Back when I was what is now called a “pre-teen”, “Dime Por Que”, included in the 1972 Salsa album “Esto Fue Lo Que Trajo el Barco” was one of the songs that defined in my brain the richness of Salsa music and made me a fan. It impacted me so much that I can still remember that the 1st time I heard “Dime Por Que” was in my mom’s car returning from swim class. Unfortunately my mother wasn’t a Salsa fan, but in those days there weren’t radio stations dedicated to Salsa. Most radio stations played a bit of everything. “Dime Por Que” became very popular, and was played in the radio frequently.
La Clave and Ismael Rivera Singing Style
The thing about “Dime Por Que” that reflects the big contribution Ismael Rivera made to Latino music was that he was a master of singing around the clave. He would come up with phrasing to fill-in and make the timing for his “soneos” come in at the right time. Phrasing like “bitukilatinbin”, yembere cu yeyeo” “maribelemba” and many others were used by Ismael Rivera to sing all around the clave, but without ever missing its timing.

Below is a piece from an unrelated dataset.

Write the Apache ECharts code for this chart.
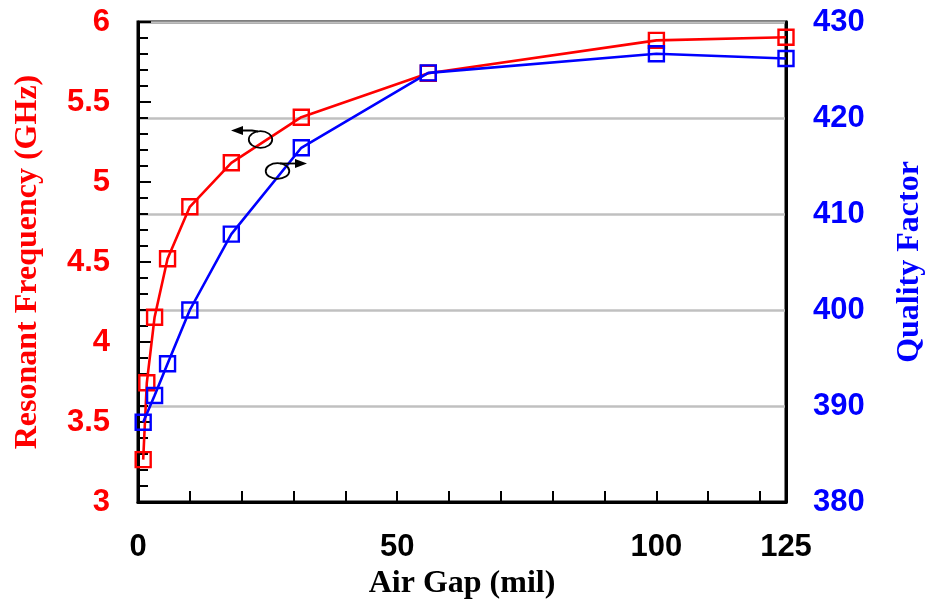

Ismael Rivera always kept the clave in front of him. If you go to YouTube and watch some of his videos of the time when he was part of Cortijo y su Combo, you can see that he tended to keep marking the clave with his fingers in a very purpose manner. Maelo would sing all around the clave without missing a beat, which was something that was not done at that time.
Many attribute Ismael Rivera with being the father of singing around the clave, which was a practice that later was widely imitated and became popular with the “soneros” that came after him. In one of his songs, which I can’t recall the name at this moment, Ismael sings “…a mi me dicen El Sonero Mayor, porque vacilo con la clave y con el tambó”.
But there is some controversy about this, as others attribute the style of singing around the clave to Cuban great Benny Moré (you can read my blog “Beny Moré: Cuba’s King of Rhythm and Improvisation” HERE). Both, Ismael and Benny were “soneros” ahead of their time.
Another great singer of the time that evolved her style to sing around the clave was the great Celia Cruz. Celia would do this by singing thing s like “a-la-la eh oh-lo” or similar simple phrasing to fill-in around the clave. Benny More would come up with things like “bele bele ben”. But singing around the clave is not just coming up with fill-in phrasing, but in the timing of the soneos themselves.
Here’s a YouTube audio clip of Ismael Rivera singing “La Cumbita”, where his ability to sing around the clave is highlighted.
Ismael’s aggressive style of singing, along with his down-to-earth voice and “soneos”, made his songs very entertaining, rather than bore us by sticking to the clave. In “Dime Por Que”, Ismael plays with phrases like “bituki lakin binbin” to do fill-ins around the clave.
For Ismael Rivera, singing around the clave came so naturally that it was hard to notice what he was doing. As a “pre-teen” I had no knowledge of the clave or what Ismael was doing. I just knew it sounded very good, and to this day, I cherish listening to “Dime Por Que” and other Ismael Rivera songs.